Nesse país injusto, onde prosperam em solos férteis as ervas daninhas e sobrevivem em terras áridas as plantas virtuosas, onde, nas palavras do visionário jurista Ruy Barbosa, na sua célebre “oração aos moços: “de tanto ver agigantarem-se os poderes nas mãos dos maus, o homem chega a desanimar da virtude, a rir-se da honra, a ter vergonha de ser honesto”, sempre imperou a impunidade dos grandes, no linguajar popular, dos “tubarões”. Só são punidos os “peixinhos”.
A impunidade dos grandes é histórica e parece que só mudam os anos. Os fatos se repetem.
“Quase um século após o descobrimento do nosso Brasil, o rei designou a responsabilidade das obras do governo a um português chamado Pero Borges. E, logo em sua primeira grande obra, um aqueduto, o dinheiro destinado pela Coroa sumiu antes do término da empreitada. Pressionado pelos protestos do povo, o rei condenou Pero Borges a devolver metade do dinheiro recebido, e a cumprir 3 anos de prisão pelo delito.
Surpreendentemente, esse mesmo rei, um ano depois, mandou soltar o tal do Pero Borges e, ainda, o promoveu a ministro. Pasmem, Pero Borges foi empossado como o primeiro ministro da Justiça do Brasil. Em virtude desse fato, e de outros da nossa História, há uma citação, no referido livro, de que a burocracia, a corrupção e a impunidade do Brasil têm origem na Cultura Ibérica e no Poder Judiciário. (O Globo Opinião – 11/07/2008).”
Atualmente, dois recentes fatos chamam a atenção pela repercussão na mídia nacional e local, respectivamente: a declaração da corajosa ministra Eliana Calmon, afirmando que o Judiciário está cheio de bandidos togados e a prisão em flagrante pela justiça de Rondônia, por vários crimes, do presidente da Assembléia Legislativa Do Estado, deputado Valter Araújo e alguns de seus comparsas, na operação Termóphilas, da Polícia Federal.
No caso de Rondônia, o rico deputado ficou poucos dias na cadeia. Foi solto por ordem monocrática de uma ministra do STJ (Superior Tribunal de Justiça).
Esses episódios evidenciam uma realidade que poucos tem coragem de falar: os maiores bandidos estão escondidos atrás de um alto cargo na polícia, na política, no judiciário, nos templos, etc.
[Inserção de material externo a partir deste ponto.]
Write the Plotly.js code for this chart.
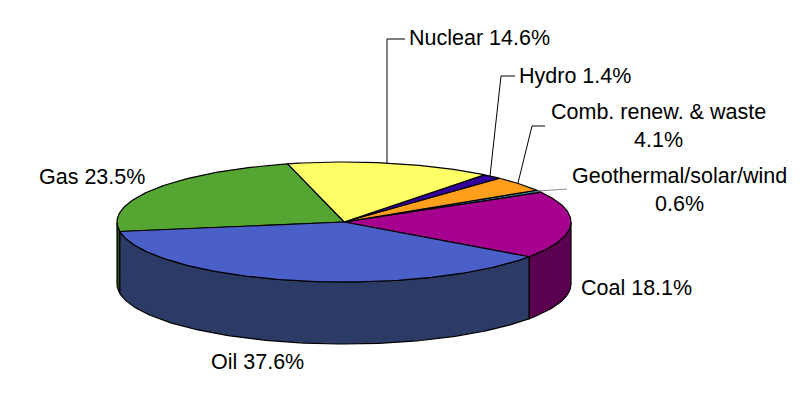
<!DOCTYPE html>
<html><head><meta charset="utf-8">
<script src="https://cdn.plot.ly/plotly-3.0.1.min.js"></script>
<style>html,body{margin:0;padding:0;background:#fff}#c{width:800px;height:400px}</style></head>
<body><div id="c"></div>
<script>
// Data: slices in the order they run counter-clockwise on screen
const names = ["Coal","Geothermal/solar/wind","Comb. renew. & waste","Hydro","Nuclear","Gas","Oil"];
const shares = [18.1,0.6,4.1,1.4,14.6,23.5,37.6];
const topColors = ["#A6008F","#3D7F9E","#FF9F1C","#330099","#FFFF66","#55A532","#4A60C8"];
const sideColors = ["#5C0050","#1F4050","#80500E","#1A004D","#808033","#2A5219","#2C3A66"];
const labels = ["Coal 18.1%","Geothermal/solar/wind<br>0.6%","Comb. renew. & waste<br>4.1%","Hydro 1.4%","Nuclear 14.6%","Gas 23.5%","Oil 37.6%"];

// Geometry of the tilted pie
const cx=344, cy=222, rx=227, ry=60, depth=62, startDeg=-35.4;
const leaders = [
  {xs:[538,567],ys:[191,189],c:"#8a8a8a"},
  {xs:[518,532,545],ys:[183,126,126],c:"#000"},
  {xs:[490,501,515],ys:[176,76,76],c:"#000"},
  {xs:[387,387,405],ys:[163,39,39],c:"#000"}
];
const labelPos = [
  [636,288],[679,190],[658,126],[575,76],[479,38],[92,177],[257,362]
];

const total = shares.reduce((a,b)=>a+b,0);
const px = d => cx+rx*Math.cos(d*Math.PI/180);
const py = (d,z=0) => cy-ry*Math.sin(d*Math.PI/180)+z;
const arc = (a,b,z=0) => { const n=Math.max(2,Math.ceil(Math.abs(b-a)));const X=[],Y=[];
  for(let i=0;i<=n;i++){const d=a+(b-a)*i/n;X.push(px(d));Y.push(py(d,z));} return [X,Y]; };

const line = {color:"#000",width:1.2};
const sides=[], tops=[];
let a=startDeg;
shares.forEach((v,i)=>{
  const b=a+v/total*360;
  // visible side wall: the part of the slice on the front half of the ellipse
  const ranges=[[a,Math.min(b,0)],[Math.max(a,180),Math.min(b,360)]];
  ranges.forEach(([s,e])=>{
    if(e>s){
      const [x1,y1]=arc(s,e),[x2,y2]=arc(e,s,depth);
      sides.push({type:"scatter",mode:"lines",x:[...x1,...x2,x1[0]],y:[...y1,...y2,y1[0]],fill:"toself",fillcolor:sideColors[i],line,hoverinfo:"skip",showlegend:false});
    }
  });
  const [tx,ty]=arc(a,b);
  tops.push({type:"scatter",mode:"lines",x:[cx,...tx,cx],y:[cy,...ty,cy],fill:"toself",fillcolor:topColors[i],line,name:names[i],hoverinfo:"name",showlegend:false});
  a=b;
});
const leaderTraces=leaders.map(l=>({type:"scatter",mode:"lines",x:l.xs,y:l.ys,line:{color:l.c,width:1},hoverinfo:"skip",showlegend:false}));

const annotations=labels.map((t,i)=>({x:labelPos[i][0],y:labelPos[i][1],xref:"x",yref:"y",text:t,showarrow:false,xanchor:"center",yanchor:"middle",align:"center",font:{family:"Liberation Sans, Arial, sans-serif",size:21.5,color:"#000"}}));

Plotly.newPlot("c",[...sides,...tops,...leaderTraces],{
  width:800,height:400,margin:{l:0,r:0,t:0,b:0},paper_bgcolor:"#fff",plot_bgcolor:"#fff",showlegend:false,
  xaxis:{range:[0,800],visible:false,fixedrange:true},
  yaxis:{range:[400,0],visible:false,fixedrange:true},
  annotations
},{displayModeBar:false,staticPlot:true});
</script></body></html>
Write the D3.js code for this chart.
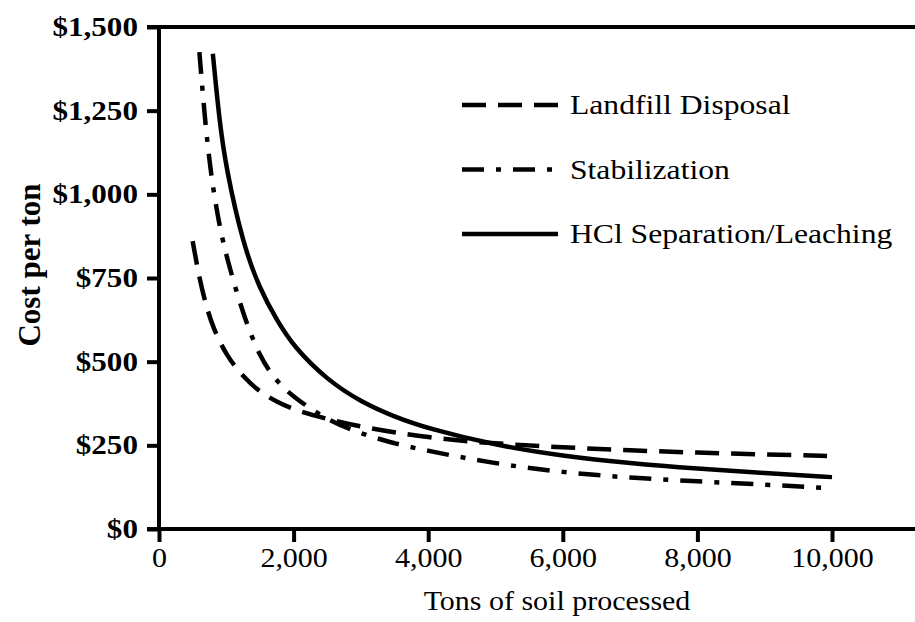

Historicamente, os tubarões sempre foram protegidos pelo sistema vigente, com seus altos cargos ou seu poder econômico.
“Mesmo aqueles que, por credo, deveriam andar com retidão, por vezes, quando detém o poder, filósofos e falaciosos, do alto de seus capitéis ou sentados em suas poltronas, abandonam seus cinzéis e alinham seus canhões contra o povo. Nepotistas, nomeiam asseclas de sangue e de grau. Irresponsáveis, entregam a fazenda do povo nas mãos de larápios. Injustos e sem noção de austeridade, dispensam tributos bilionários dos grandes enquanto arroxam os pequenos. Nocivos à sociedade, roubam vidas e ceifam esperanças.”
Mas o pior, o momento vil, o desfalecer da última esperança, é quando a bandidagem atinge o judiciário – depositário das derradeiras soluções do povo.
O ciclo do mal se fecha e a estilência institucional paira sobre o povo quando a corrupção interage nos 3 poderes – Executivo, Legislativo e Judiciário, por vezes, sob a proteção dos cães de guarda do sistema – a cúpula da segurança pública, diga-se, das polícias civil e militar. O filme documentário “Tropa de Elite 2” retrata bem essa realidade, que certamente, não é exclusividade do Rio de Janeiro.
A crítica da ministra Eliana Calmon, corregedora do Conselho Nacional de Justiça – CNJ, foi explícita e balançou a velha estrutura corporativista do judiciário, poder tecnicista, conservador e fechado ao povo.
A revista Veja da edição daquela semana citou vários casos e nomes de componentes de Tribunais superiores, entre os quais, o ministro Paulo Medina, do STJ, envolvidos em corrupção e que tiveram, até agora, como punição, a aposentadoria compulsória, com salários integrais.
Em entrevista posterior, a ministra enfatizou que os bandidos do judiciário via de regra, não habitam o primeiro grau, diga-se, os juízes iniciantes – até porque ostentam pouco poder de decisão, uma vez que suas sentenças são objetos de recursos para os instâncias superiores – mas sim, os Tribunais Superiores.
A Ministra Eliana Calmon, baiana de Salvador, corajosa e íntegra, cumpre com dignidade seu papel como corregedora do CNJ, numa atuação sem precedentes e que encontra resistências severas no secular corporativismo do judiciário.